Voici quelques suggestions de proximité, pleines de bon sens – et de goût :
- Un Côtes d’Auvergne (Gamay ou Pinot noir) : souvent sous-estimés, ces rouges aux arômes de fruits rouges acidulés possèdent juste assez de structure pour porter le plat sans l’écraser.
- Un vin gris des Côtes de Toul (Lorraine) : rosé très pâle fait de Gamay et Pinot meunier, parfait pour une potée lorraine à la saucisse de Montbéliard. Léger, vif, et délicieusement rétro.
- Un Arbois (Jura) : qu’il soit rouge léger ou blanc minéral, ce vin met en avant les caractéristiques des produits de terroir avec une élégance tout à fait cohérente avec le plat.
Astuce du chef : certains n’hésiteront pas à utiliser une partie du vin choisi dans la cuisson même de la potée… un petit clin d’œil aux accords bien pensés.
Et pourquoi pas un vin nature ou bio ?
Les amateurs de vins plus vivants iront volontiers chercher un vin bio ou nature pour accompagner leur potée. Il faudra néanmoins faire attention à ne pas choisir un vin trop volatile, acétique ou avec des déviances trop marquées, qui pourraient jurer avec les saveurs franches du plat.
- Un Gamay nature du Beaujolais : souple, fruité, sans fard. Il révèle toute la gourmandise du plat sans faire d’ombre à sa rusticité.
- Un Pineau d’Aunis ou Grolleau naturel de Loire : pour les curieux, ces cépages donnent des vins épicés, fins et légèrement poivrés, absolument délicieux avec la charcuterie cuite.
Attention cependant : pas tous les vins nature ne se valent. Si vous n’avez pas encore le palais très rôdé à ces produits, mieux vaut demander conseil à un caviste passionné.
Vin chaud, et ambiance cocooning
Un dernier mot pour celles et ceux qui aiment aller jusqu’au bout de la cohérence dans l’assiette : pourquoi ne pas lancer le repas par un petit vin chaud épicé aux arômes de cannelle, clou de girofle et agrumes ? Il prolonge l’esprit « feu de cheminée » que la potée évoque naturellement. Et si vous tenez à rester dans le thème terroir, un vin chaud au cidre est également une belle alternative régionale.
Qu’on se le dise : il n’y a pas un seul bon accord, mais des mariages heureux selon les versions de la potée, vos goûts et votre humeur.

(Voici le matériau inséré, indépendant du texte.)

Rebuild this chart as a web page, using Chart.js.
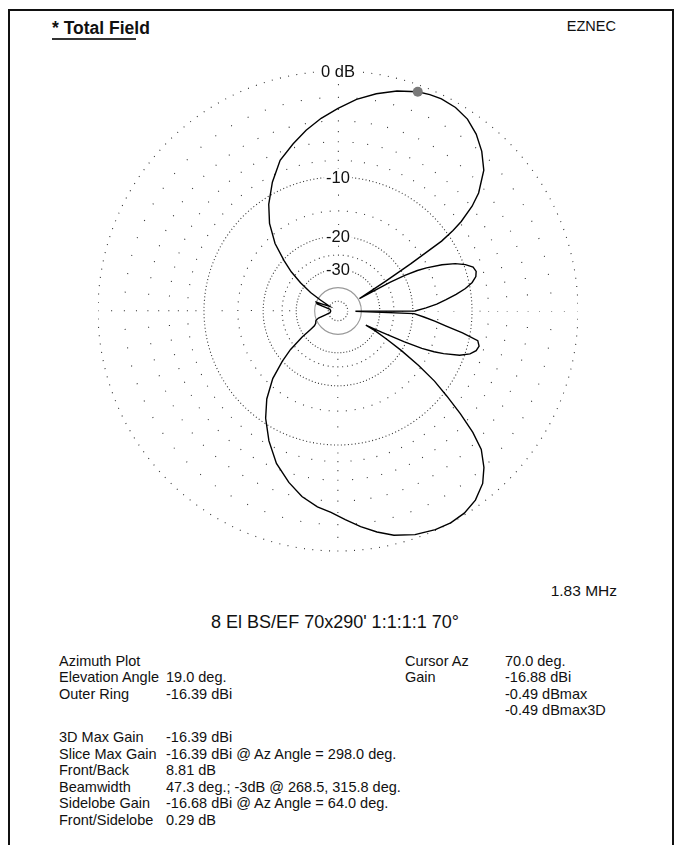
<!DOCTYPE html>
<html>
<head>
<meta charset="utf-8">
<script src="https://cdn.jsdelivr.net/npm/chart.js@4.4.1/dist/chart.umd.min.js"></script>
<style>
  body { margin: 0; background: #fff; width: 679px; height: 845px; overflow: hidden; position: relative;
         font-family: "Liberation Sans", Arial, Helvetica, sans-serif; color: #111; }
  .frame { position: absolute; left: 8px; top: 9px; width: 662px; height: 900px; border: 2px solid #111; }
  .t { position: absolute; white-space: nowrap; line-height: normal; }
  .tb { font-size: 14.5px; }
  #wrap { position: absolute; left: 98px; top: 61px; width: 480px; height: 500px; }
</style>
</head>
<body>
<div class="frame"></div>
<div class="t" style="left:52px;top:18px;font-size:17.5px;font-weight:bold">* Total Field</div>
<div style="position:absolute;left:52px;top:38px;width:84px;height:1.5px;background:#333"></div>
<div class="t" style="right:63px;top:18px;font-size:14.5px">EZNEC</div>
<div class="t" style="right:62px;top:582px;font-size:15.5px">1.83 MHz</div>
<div class="t" style="left:0;width:670px;text-align:center;top:612px;font-size:18px">8 El BS/EF 70x290' 1:1:1:1 70°</div>

<div class="t tb" style="left:59px;top:653px">Azimuth Plot</div>
<div class="t tb" style="left:59px;top:669px">Elevation Angle</div>
<div class="t tb" style="left:166px;top:669px">19.0 deg.</div>
<div class="t tb" style="left:59px;top:686px">Outer Ring</div>
<div class="t tb" style="left:166px;top:686px">-16.39 dBi</div>
<div class="t tb" style="left:405px;top:653px">Cursor Az</div>
<div class="t tb" style="left:505px;top:653px">70.0 deg.</div>
<div class="t tb" style="left:405px;top:669px">Gain</div>
<div class="t tb" style="left:505px;top:669px">-16.88 dBi</div>
<div class="t tb" style="left:505px;top:686px">-0.49 dBmax</div>
<div class="t tb" style="left:505px;top:702px">-0.49 dBmax3D</div>
<div class="t tb" style="left:59px;top:729px">3D Max Gain</div>
<div class="t tb" style="left:166px;top:729px">-16.39 dBi</div>
<div class="t tb" style="left:59px;top:746px">Slice Max Gain</div>
<div class="t tb" style="left:166px;top:746px">-16.39 dBi @ Az Angle = 298.0 deg.</div>
<div class="t tb" style="left:59px;top:762px">Front/Back</div>
<div class="t tb" style="left:166px;top:762px">8.81 dB</div>
<div class="t tb" style="left:59px;top:779px">Beamwidth</div>
<div class="t tb" style="left:166px;top:779px">47.3 deg.; -3dB @ 268.5, 315.8 deg.</div>
<div class="t tb" style="left:59px;top:795px">Sidelobe Gain</div>
<div class="t tb" style="left:166px;top:795px">-16.68 dBi @ Az Angle = 64.0 deg.</div>
<div class="t tb" style="left:59px;top:812px">Front/Sidelobe</div>
<div class="t tb" style="left:166px;top:812px">0.29 dB</div>

<div id="wrap"><canvas id="plot" width="480" height="500"></canvas></div>

<script>
// azimuth (deg, CCW from right) and gain relative to the outer ring (dB)
const azimuths = [0, 2, 4, 6, 8, 10, 12, 14, 16, 18, 20, 22, 24, 26, 27, 28, 29, 30, 31, 32, 33, 34, 35, 36, 38,
  40, 44, 48, 52, 56, 60, 64, 67, 70, 75, 80, 85, 90, 95, 100, 105, 111, 117, 123, 128, 133, 137, 140, 143,
  146, 148, 151, 155, 158, 161, 164, 168, 180, 192, 197, 200, 203, 206, 209, 212, 214, 216, 217, 219, 222,
  226, 231, 236, 242, 248, 254, 259, 264, 268, 272, 276, 280, 284, 289, 294, 298, 302, 306, 310, 313, 316,
  318, 320, 322, 324, 326, 328, 330, 332, 333, 334, 335, 336, 337, 338, 340, 342, 344, 346, 348, 350, 352,
  354, 356, 358, 359];
const gainDb = [-19.5, -17.2, -15.2, -13.6, -12.0, -10.6, -9.6, -9.0, -8.8, -9.0, -9.8, -11.0, -12.8, -15.3,
  -17.0, -19.8, -24, -39, -33, -25, -17.5, -11.2, -9.2, -7.8, -5.9,
  -4.6, -2.9, -1.9, -1.15, -0.62, -0.36, -0.29, -0.36, -0.49, -0.9, -1.45, -2.1, -2.9, -3.7, -4.6, -5.6,
  -6.8, -8.7, -10.9, -13.2, -16.4, -20.3, -23.5, -28,
  -34, -42, -55, -48, -40, -41, -50, -58, -60, -58, -50, -42, -39.6, -39, -38.5, -37, -34, -29, -27.3, -23.5,
  -20, -16.1, -12.9, -10.6, -8.4, -6.5, -5.1, -4.1, -3.4, -3.0, -2.4, -1.75, -1.15, -0.65, -0.25, -0.05, 0,
  -0.12, -0.45, -1.1, -1.97, -3.2,
  -4.8, -7.0, -9.5, -12.0, -15.5, -20.0, -25.0, -30.0, -35, -27.5, -20.5, -16.5, -14.3, -12.8, -10.6, -9.4,
  -8.8, -8.6, -8.9, -11.0, -13.5,
  -15.5, -17.6, -19.7, -45];

const cursorAz = 70;
const cursorDb = -0.49;

// rings of the log grid (dB)
const labeledDb = [0, -10, -20, -30];
const labeledText = ['0 dB', '-10', '-20', '-30'];
const spokeDotDb = [-2, -4, -6, -8, -15, -25];
const axisDotDb = [-1, -3, -5, -7, -9, -12.5, -17.5, -22.5, -27.5];
const solidRingDb = -40;
const innerRingDb = -55;

// ARRL log scale: radius x 0.89 for every 2 dB down
function arrl(db) {
  return Math.pow(0.89, -db / 2);
}

// one label per degree, clockwise from the top, so azimuth runs counter-clockwise from the right
const labels = [];
for (let i = 0; i < 360; i++) labels.push((450 - i) % 360);
const indexOf = az => (450 - az) % 360;

const pattern = labels.map(() => null);
azimuths.forEach((az, k) => { pattern[indexOf(az)] = arrl(gainDb[k]); });
const cursor = labels.map(() => null);
cursor[indexOf(cursorAz)] = arrl(cursorDb);

const ringDb = [innerRingDb, solidRingDb].concat(labeledDb, spokeDotDb, axisDotDb).sort((a, b) => a - b);

function ringDash(ctx) {
  const db = ctx.tick.db;
  const r = ctx.scale.getDistanceFromCenterForValue(ctx.tick.value);
  const c = 2 * Math.PI * r;
  let n;
  if (db === 0) n = 180;
  else if (db === -10) n = 240;
  else if (db === -20) n = 144;
  else if (db === -30) n = 88;
  else if (db === innerRingDb) n = 20;
  else if (db === solidRingDb) return [];
  else if (spokeDotDb.includes(db)) n = 72;
  else n = 4;
  return [1, c / n - 1];
}

const ringLabels = {
  id: 'ringLabels',
  beforeDatasetsDraw(chart) {
    const s = chart.scales.r;
    const c = chart.ctx;
    c.save();
    c.font = '16.5px "Liberation Sans", Arial, sans-serif';
    c.textAlign = 'center';
    c.textBaseline = 'middle';
    labeledDb.forEach((db, k) => {
      const y = s.yCenter - s.getDistanceFromCenterForValue(arrl(db));
      const w = c.measureText(labeledText[k]).width;
      c.fillStyle = '#fff';
      c.fillRect(s.xCenter - w / 2 - 2, y - 8, w + 4, 16);
      c.fillStyle = '#111';
      c.fillText(labeledText[k], s.xCenter, y + 1);
    });
    c.restore();
  }
};

new Chart(document.getElementById('plot'), {
  type: 'radar',
  data: {
    labels: labels,
    datasets: [{
      data: cursor,
      showLine: false,
      borderWidth: 0,
      pointRadius: 5,
      pointHoverRadius: 5,
      pointBorderWidth: 0,
      pointBackgroundColor: '#7a7a7a',
      fill: false
    }, {
      data: pattern,
      spanGaps: true,
      borderColor: '#000',
      borderWidth: 1.4,
      pointRadius: 0,
      pointHoverRadius: 0,
      fill: false,
      tension: 0
    }]
  },
  options: {
    responsive: false,
    animation: false,
    events: [],
    plugins: { legend: { display: false }, tooltip: { enabled: false } },
    scales: {
      r: {
        min: 0,
        max: 1,
        startAngle: 0,
        afterBuildTicks: scale => {
          scale.ticks = [{ value: 0, db: null }].concat(ringDb.map(d => ({ value: arrl(d), db: d })));
        },
        ticks: { display: false, autoSkip: false },
        pointLabels: { display: false },
        angleLines: { display: false },
        grid: {
          circular: true,
          lineWidth: 1.1,
          color: ctx => ctx.tick && ctx.tick.db === solidRingDb ? '#9a9a9a' : '#333'
        },
        border: { dash: ringDash, dashOffset: 0.5 }
      }
    }
  },
  plugins: [ringLabels]
});
</script>
</body>
</html>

L’essentiel ? Prendre le temps, et partager ce plat généreux avec ceux que vous aimez.
Et s’il vous reste un fond de bouteille le lendemain, une tranche de pain grillé, un peu de potée réchauffée, et ce dernier verre feront office de petit festin improvisé… de quoi transformer un simple reste en moment d’exception.